The provisions of the Bill have been made applicable to any data fiduciary who offers goods or services to data principals located in India, and by virtue of this, processes the PD of data principals located in India.  If this data fiduciary is considered as a “significant data fiduciary”, it will have to appoint a data protection officer based in India.  The data protection authority to be established under this Bill will notify, based on factors such as volume and sensitivity of PD processed, turnover and risk of harm resulting from data processing, classes of data fiduciaries who will be “significant data fiduciaries.” Although well-intended, making the Bill applicable to any person offering goods or services in India will be difficult to monitor and regulate.  From the perspective of the data fiduciary, even if the size of the business in India is insignificant (such as an e-commerce website delivering products in India), the data protection requirements under the Bill will have to be complied with.

Data localization

The Bill imposes several restrictions and conditions for cross-border transfer of PD and SPD.  Every data fiduciary is required to maintain at least one (1) copy of the PD on a sever or data centre located in India.  The only exemptions from this requirement are for certain categories of PD based on grounds of necessity or strategic state interests, which will be notified by the Indian government.  Further, the Indian government will also make a list of critical PD, which can be processed only on a server or data centre located in India.
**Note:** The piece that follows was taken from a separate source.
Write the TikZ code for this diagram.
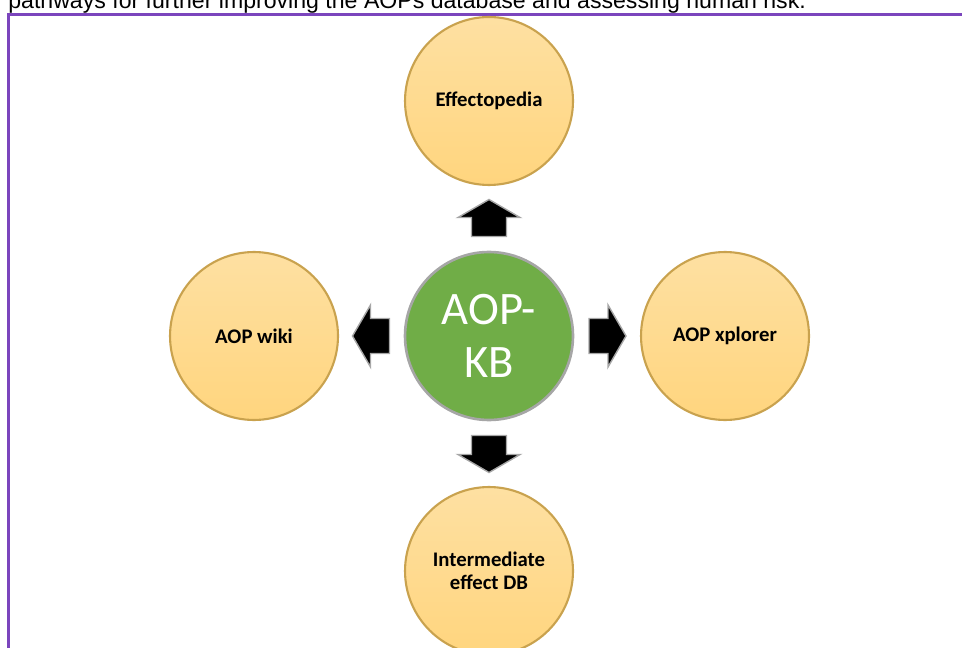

As per the Report, the data localization requirement emanates from the desire of the Indian government to have ready access to PD and to ensure that foreign surveillance on PD is reduced.
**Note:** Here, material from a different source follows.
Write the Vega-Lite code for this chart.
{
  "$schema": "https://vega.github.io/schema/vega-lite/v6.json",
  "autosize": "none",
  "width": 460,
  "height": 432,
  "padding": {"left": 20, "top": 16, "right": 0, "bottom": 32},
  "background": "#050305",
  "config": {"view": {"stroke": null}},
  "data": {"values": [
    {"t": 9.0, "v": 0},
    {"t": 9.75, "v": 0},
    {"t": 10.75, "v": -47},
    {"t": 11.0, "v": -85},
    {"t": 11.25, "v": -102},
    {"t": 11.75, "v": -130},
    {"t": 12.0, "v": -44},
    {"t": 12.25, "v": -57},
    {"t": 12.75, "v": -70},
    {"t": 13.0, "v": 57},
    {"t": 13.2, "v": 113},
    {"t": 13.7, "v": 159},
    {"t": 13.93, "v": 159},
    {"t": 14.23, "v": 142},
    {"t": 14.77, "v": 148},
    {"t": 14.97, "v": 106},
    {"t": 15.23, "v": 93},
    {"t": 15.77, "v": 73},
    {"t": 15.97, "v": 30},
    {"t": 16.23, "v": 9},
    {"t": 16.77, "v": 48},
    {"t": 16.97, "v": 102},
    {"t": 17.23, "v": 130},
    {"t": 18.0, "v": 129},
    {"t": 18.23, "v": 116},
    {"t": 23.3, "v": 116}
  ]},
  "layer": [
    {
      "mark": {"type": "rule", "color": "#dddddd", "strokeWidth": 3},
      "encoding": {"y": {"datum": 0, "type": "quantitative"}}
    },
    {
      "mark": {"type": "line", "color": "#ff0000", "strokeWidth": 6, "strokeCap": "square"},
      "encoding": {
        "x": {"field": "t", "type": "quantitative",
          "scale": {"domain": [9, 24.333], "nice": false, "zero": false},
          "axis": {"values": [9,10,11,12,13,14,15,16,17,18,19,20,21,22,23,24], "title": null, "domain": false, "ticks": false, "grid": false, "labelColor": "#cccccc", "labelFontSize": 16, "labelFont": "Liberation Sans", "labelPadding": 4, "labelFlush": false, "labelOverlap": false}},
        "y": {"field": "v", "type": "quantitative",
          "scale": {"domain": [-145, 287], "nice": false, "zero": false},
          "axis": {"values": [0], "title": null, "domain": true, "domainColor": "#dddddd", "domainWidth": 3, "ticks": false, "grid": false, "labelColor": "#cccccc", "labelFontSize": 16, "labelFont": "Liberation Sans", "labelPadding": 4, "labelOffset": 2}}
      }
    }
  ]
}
However, it is unclear if data localization in itself will guarantee a maximum level of security for the data. Further, there will be major financial implications on the data fiduciary in having to store PD in India for access by the Indian government.  In our view, this requirement must be revisited as it has the potential of significantly impacting the outsourcing and cloud business in India.

Data protection impact assessment

The Bill requires a significant data fiduciary (to be notified by the data protection authority proposed to be established under the Bill) to conduct a data protection impact assessment if it proposes to process PD using new technologies, or in case of large scale profiling of SPD.  The Indian government will notify who is a significant data fiduciary on the basis of volume, sensitivity of PD, business revenue and such other factors.  With technology and processes changing rapidly, this rule can create roadblocks to the faster deployment of new data processing technology.  This additional step will mean that software companies will have to plan well in advance before rolling out any new technology.  The government should restrict itself to ensuring protection of PD and SPD of its citizens rather than concerning itself with reviewing data protection impact assessment reports.
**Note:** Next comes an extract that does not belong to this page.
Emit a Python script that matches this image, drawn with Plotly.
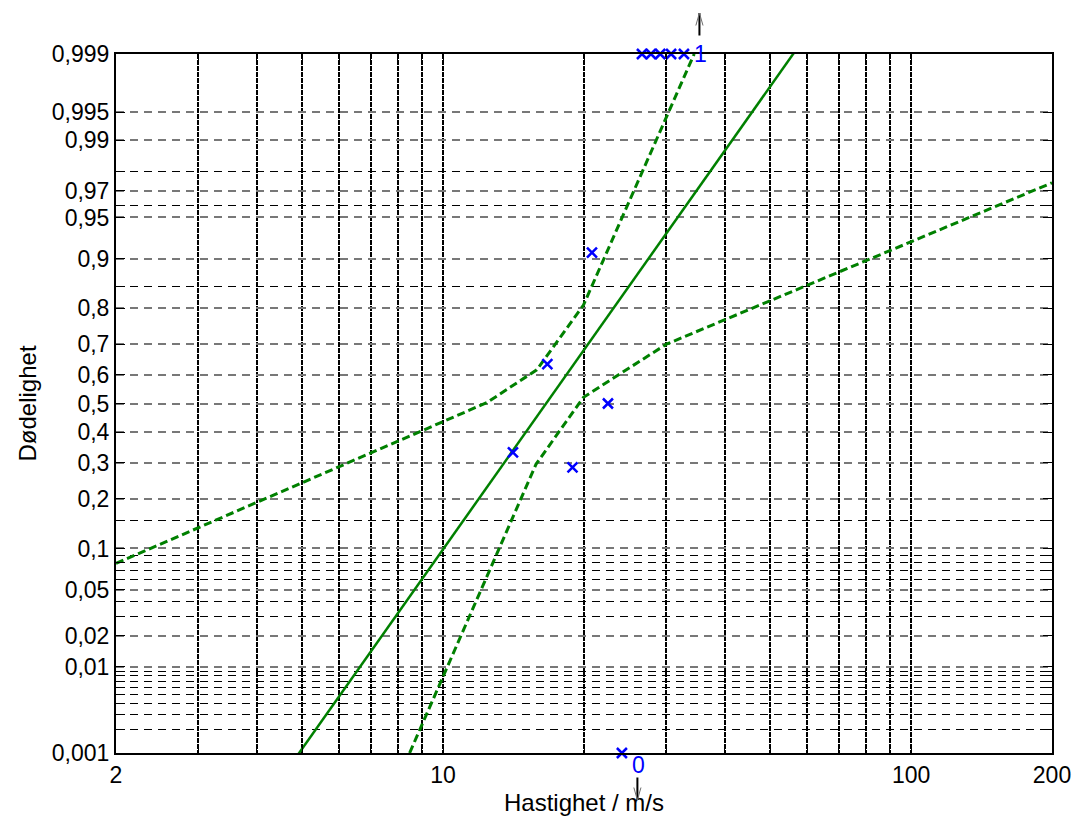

Exemptions to the government for processing of PD

Public interest and functions of the state are well accepted carve-outs to the constitutional right to privacy.  However, the Bill gives extensive exemptions enabling the Indian government: (i) to process PD to inter alia ensure the security of the state, (ii) to prevent, detect, investigate and prosecute violation of law, (iii) to issue any certification, license or permit for any activity to be undertaken by a data principal, or (iv) for provision of any service or benefit to the data principal by the state.  In our view, these exemptions are very broad-based and essentially imply that the Indian government has an unfettered right to access personal information of its citizens without adhering to basic protective measures.  Whether this is constitutionally valid is a matter of debate!


Ever since the outsourcing boom in the early 1990s, the Indian government has been trying to formulate a comprehensive data protection regime.  As a quick fix, in the year 2011, the Information Technology Act, 2000 was amended to provide a penalty for failure to comply with data protection measures specified in the IT SPDI Rules.  While the IT SPDI Rules covered key aspects on maintenance of a privacy policy, security standards, and transfer and disclosure of personal information, they did not provide a complete regulatory oversight on data protection issues.  In fact, many of the provisions of the IT SPDI Rules could be diluted by contract between the data provider and the data recipient.

In light of multiple failed attempts to promulgate standalone data privacy laws, the Bill is a significant leap for the data protection regime in India.  The Bill borrows from the European Union in its approach for extensive rights to the data principal, but also retains the state control over information as that in China.  There are many positives in the Bill in terms of requirement for notification of sharing of information by the data fiduciary to a third party, and exemptions to small entities processing data manually.   However, the Bill has failed to cover certain key issues like model security practices and procedures and the right to erase the information (a natural consequence of the right to be forgotten, which has been covered).   These and the foregoing issues need to be addressed further in order for India to have a robust and well balanced data protection regime.